Symmetry conditions for the superconducting diode effect in chiral superconductors

TL;DR

This paper investigates the symmetry conditions necessary for the superconducting diode effect in chiral superconductors, demonstrating how spontaneous edge currents and broken time-reversal symmetry lead to non-reciprocal critical currents.

Contribution

It derives the symmetry criteria for the superconducting diode effect and applies them to specific examples, linking the effect to broken time-reversal symmetry in chiral superconductors.

Findings

Spontaneous edge currents contribute to critical current splitting.

Broken time-reversal symmetry is essential for the diode effect.

The observed effect in Sr₂RuO₄ indicates broken TRS in its superconducting phase.

Abstract

We analyze the presence of non-reciprocal critical currents, the so-called superconducting diode effect, in chiral superconductors within a generalized Ginzburg-Landau framework. After deriving its key symmetry conditions we illustrate the basic mechanism for two examples, the critical current in a thin film and a Josephson junction.
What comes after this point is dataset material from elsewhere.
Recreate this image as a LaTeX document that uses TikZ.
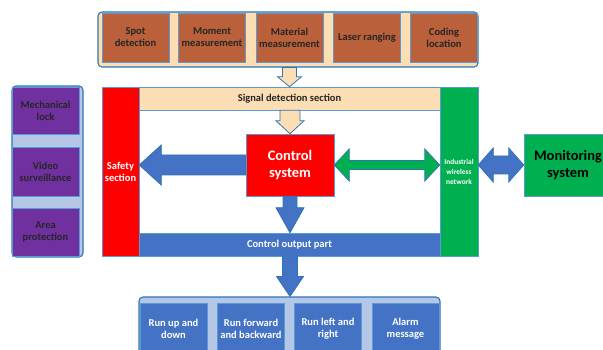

The appearance of spontaneous edge currents and the energy bias for the formation of Josephson vortices play an essential part in establishing a splitting of the critical currents running in opposite directions. Eventually, this allows us to interpret a superconducting diode effect observed in the 3-Kelvin phase of Sr$_2$RuO$_4$ as evidence for spontaneously broken time-reversal symmetry in the superconducting phase.